Maureen O'Hara está igualmente espléndida. Su Mary Kate no es la típica damisela en apuros. Es una mujer de carácter, de convicciones, que exige ser tratada con dignidad. Su química con Wayne es eléctrica, llena de pasión contenida, de miradas y silencios, de una tensión romántica que pocas veces se ha filmado con tanta verdad. Ford los dirige con maestría, dejando que el paisaje y la música hagan el resto.

Y ese es otro de los tesoros de la película: su ambientación. El Hombre Tranquilo está rodada en el Condado de Mayo y el Condado de Galway, en escenarios naturales que parecen salidos de un sueño. La fotografía de Winton Hoch y Archie Stout, ganadora del Óscar, capta la belleza de Irlanda con una calidez cromática que sigue deslumbrando más de 70 años después. Cada plano está bañado en una luz nostálgica, casi mítica, que transforma lo cotidiano en leyenda.

La música, compuesta por Victor Young, bebe del folclore irlandés y acompaña la narración como un personaje más, ayudando a construir ese mundo donde lo real y lo simbólico se abrazan. No es casualidad que El Hombre Tranquilo se haya convertido en una película de culto, reverenciada tanto por críticos como por espectadores. En 1953 ganó dos premios Óscar (dirección y fotografía) y, con el tiempo, se consolidó como uno de los grandes clásicos del cine americano.
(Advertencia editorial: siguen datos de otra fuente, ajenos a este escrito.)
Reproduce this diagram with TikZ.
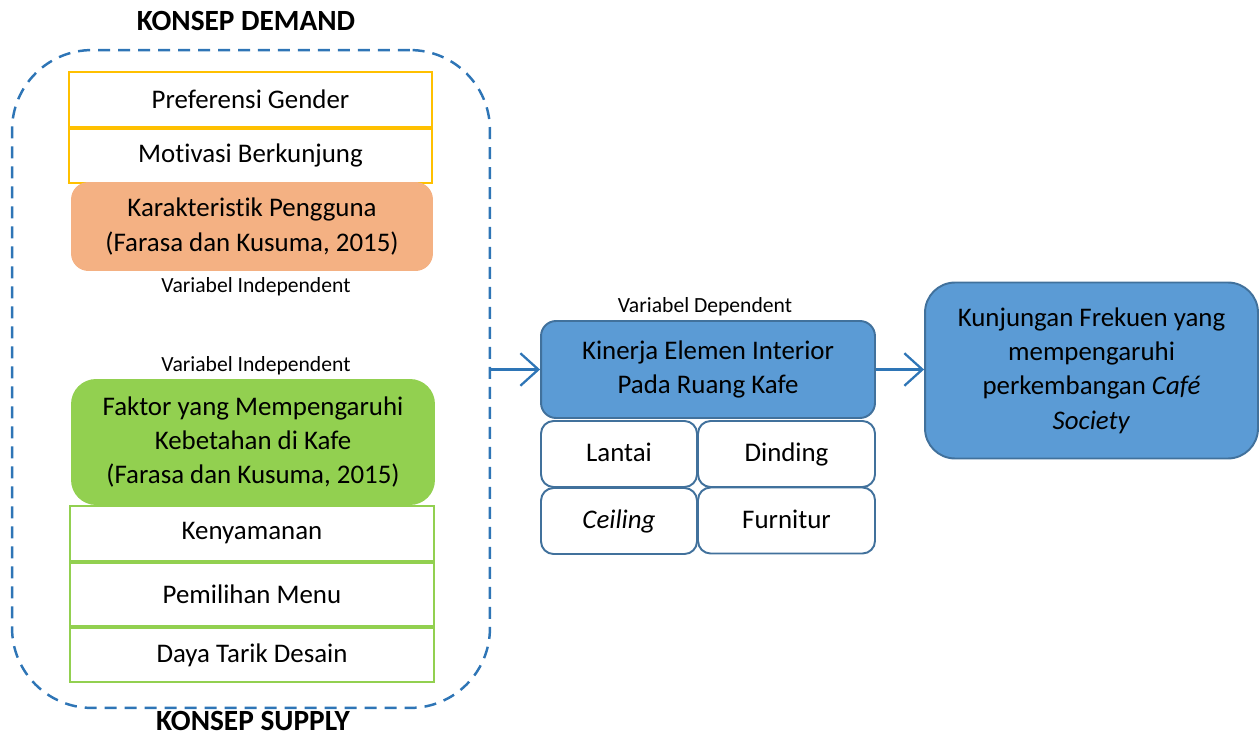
\documentclass[tikz,border=0pt]{standalone}
\usepackage{fontspec}
\setmainfont{Carlito}[Ligatures={NoCommon}]
\usetikzlibrary{arrows.meta,positioning}

\definecolor{dashblue}{HTML}{2E75B6}
\definecolor{boxblue}{HTML}{5B9BD5}
\definecolor{edgeblue}{HTML}{41719C}
\definecolor{boxorange}{HTML}{F4B183}
\definecolor{boxgreen}{HTML}{92D050}
\definecolor{boxyellow}{HTML}{FFC000}

\tikzset{
  every node/.style={font=\fontsize{15.3pt}{19.5pt}\selectfont, inner sep=0pt, align=center},
  itemyellow/.style={draw=boxyellow, line width=1.1pt, fill=white, minimum width=7.26cm},
  itemgreen/.style={draw=boxgreen, line width=1.1pt, fill=white, minimum width=7.28cm},
  mainbox/.style={rounded corners=0.35cm, minimum width=7.26cm},
  bluebox/.style={draw=edgeblue, line width=1.1pt, fill=boxblue, rounded corners=0.3cm},
  elembox/.style={draw=edgeblue, line width=1.1pt, fill=white, rounded corners=0.25cm, minimum height=1.32cm,
                  text height=2.4ex, text depth=0.5ex},
  varlabel/.style={font=\fontsize{12.3pt}{14pt}\selectfont},
  conceptlabel/.style={font=\fontsize{16.7pt}{20pt}\selectfont\bfseries},
  arr/.style={-{Straight Barb[length=3.6mm, width=6.5mm]}, draw=dashblue, line width=1.3pt}
}

\begin{document}
\begin{tikzpicture}[x=0.02cm, y=-0.02cm]
  \useasboundingbox (0,0) rectangle (1260,736);
  %--------------- Konsep (dashed frame) ---------------
  \node[draw=dashblue, line width=1.4pt, dash pattern=on 0.24cm off 0.16cm,
        rounded corners=1.6cm, minimum width=9.56cm, minimum height=13.16cm] (konsep) at (251,379) {};
  \node[conceptlabel] (demand) at (246,21) {KONSEP DEMAND};
  \node[conceptlabel] (supply) at (253,721) {KONSEP SUPPLY};

  %--------------- Demand ---------------
  \node[itemyellow, minimum height=1.1cm] (gender) at (250.5,99.5) {Preferensi Gender};
  \node[itemyellow, minimum height=1.08cm, below=0pt of gender] (motivasi) {Motivasi Berkunjung};
  \node[mainbox, fill=boxorange, minimum width=7.24cm, minimum height=1.78cm] (pengguna) at (252,226.5)
    {Karakteristik Pengguna\\(Farasa dan Kusuma, 2015)};
  \node[varlabel] (indep1) at (256,287) {Variabel Independent};

  %--------------- Supply ---------------
  \node[varlabel] (indep2) at (256,366) {Variabel Independent};
  \node[mainbox, fill=boxgreen, rounded corners=0.5cm, minimum width=7.28cm, minimum height=2.52cm] (faktor) at (253,442)
    {Faktor yang Mempengaruhi\\Kebetahan di Kafe\\(Farasa dan Kusuma, 2015)};
  \node[itemgreen, minimum height=1.1cm] (nyaman) at (252,533.5) {Kenyamanan};
  \node[itemgreen, minimum height=1.26cm, below=0pt of nyaman] (menu) {Pemilihan Menu};
  \node[itemgreen, minimum height=1.08cm, below=0pt of menu] (desain) {Daya Tarik Desain};

  %--------------- Dependent ---------------
  \node[varlabel] (dep) at (705,307) {Variabel Dependent};
  \node[bluebox, minimum width=6.68cm, minimum height=1.94cm] (kinerja) at (708,369.5)
    {Kinerja Elemen Interior\\Pada Ruang Kafe};
  \node[elembox, minimum width=3.12cm] (lantai) at (619,454) {Lantai};
  \node[elembox, minimum width=3.54cm] (dinding) at (786.5,454) {Dinding};
  \node[elembox, minimum width=3.12cm] (ceiling) at (619,521) {\textit{Ceiling}};
  \node[elembox, minimum width=3.54cm] (furnitur) at (786.5,520.5) {Furnitur};

  %--------------- Output ---------------
  \node[bluebox, rounded corners=0.6cm, minimum width=6.66cm, minimum height=3.52cm] (kunjungan) at (1091.5,370.5)
    {Kunjungan Frekuen yang\\mempengaruhi\\perkembangan \textit{Café}\\\textit{Society}};

  %--------------- arrows ---------------
  \draw[arr] (konsep.east |- kinerja.west) -- (kinerja.west);
  \draw[arr] (kinerja.east) -- (kinerja.east -| kunjungan.west);
\end{tikzpicture}
\end{document}
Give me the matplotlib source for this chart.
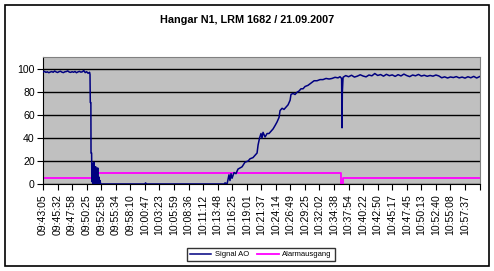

Pero más allá de premios y reconocimientos, lo que hace maravillosa a esta película es su capacidad de emocionar sin trampas. De hacernos reír sin cinismo. De hablarnos del amor, del honor, del perdón y de la pertenencia con una honestidad que trasciende géneros y épocas. Es un canto a la vida sencilla, a las raíces, a la posibilidad de empezar de nuevo. Y lo hace sin perder nunca el sentido del humor ni la ternura.

Ver El Hombre Tranquilo es como volver a casa. Es reencontrarse con un tipo de cine que no teme al sentimentalismo, pero lo equilibra con inteligencia. Es ver a John Wayne en un papel distinto, más vulnerable y encantador que nunca. Es viajar a una Irlanda de postal, sí, pero también profundamente humana. Y por eso, cada vez que la vemos, sentimos que no es solo una película: es una celebración.